Note that the range of values an enumeration can store is not limited by the enumerators it contains. It's the range of values of the smallest bitfield that can store all enumerator values of the enumeration. That is, the range of your enumeration type is 0..3:
00
01
10
11
The value 3 is thus still in range, and so the code is valid. Had you cast a 4, then the resulting value would be left unspecified by the C++ Standard.
In practice, the implementation has to chose an underlying integer type for the enumeration. The smallest type it can choose is char, but which is still able to at least store values ranging up to 127. But as mentioned, the compiler is not required to convert a 4 to a value of 4, because it's outside the range of your enumeration.
I figure i should post some explanation on the difference of "underlying type" and "range of enumeration values". The range of values for any type is the smallest and largest value of that type. The underlying type of an enumeration must be able to store the value of any enumerator (of course) - and two enumerations that have the same underlying type are layout compatible (this allows some flexibility in case a type mismatch occurs).
So while the underlying type is meant to fix the object representation (alignment and size), the values of the enumeration is defined as follows in 7.2/6
For an enumeration where emin is the smallest enumerator and emax is the largest, the values of the enumeration are the values of the underlying type in the range bmin to bmax, where bmin and bmax are, respectively, the smallest and largest values of the smallest bit-field that can store emin and emax . It is possible to define an enumeration that has values not defined by any of its enumerators.
[Footnote: On a two’s-complement machine, bmax is the smallest value greater than or equal to max (abs(emin) − 1 ,abs(emax)) of the form
2M−1; bmin is zero if emin is non-negative and −(bmin+1) otherwise.]
Color(3) is a cast, with the same semantic as (Color)3, it isn't a constructor.
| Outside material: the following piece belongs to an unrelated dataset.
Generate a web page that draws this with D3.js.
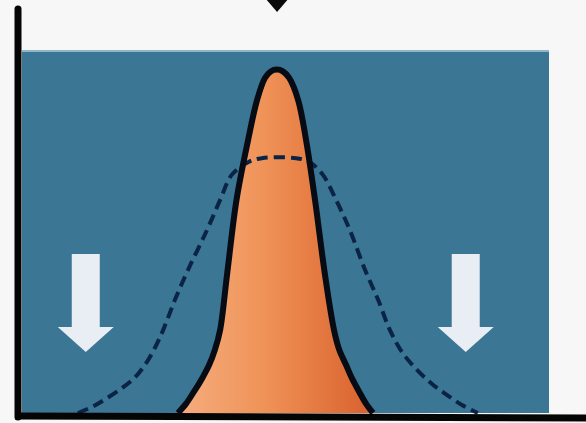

Note that you can also use static_cast<Color>(3) for the same conversion but you can't use Color x(3).
Enum in C++ is more of a set of named integer constants than a true type, from compile-time checking point of view. However, the C++ standard has this to say [dcl.enum]:
9 An expression of arithmetic or enumeration type can be converted to an
enumeration type explicitly. The value is unchanged if it is in the
range of enumeration values of the enumeration type; otherwise the
resulting enumeration value is unspecified.
"Unspecified" is slightly better than the usual "undefined behavior".
Both the C and the C++ standards are kind of confusing on the subject of enums. Both insist that enums are "distinct types" but then both treat them as the underlying integral type. C++ even refers to an italic term "underlying type" which is only sort-of defined when introducing wchar_t.
In summary, wchar_t and enum types are "distinct" but simply mapped to an underlying integral type chosen by the implementation, and this is no doubt due to the need to be compatible with historical enum which was definitely just an int.
Modern compilers typically have options to add more type-like behavior to enums, turning on warnings and errors for various misuses. These can't be a default because they elect non-conforming behavior.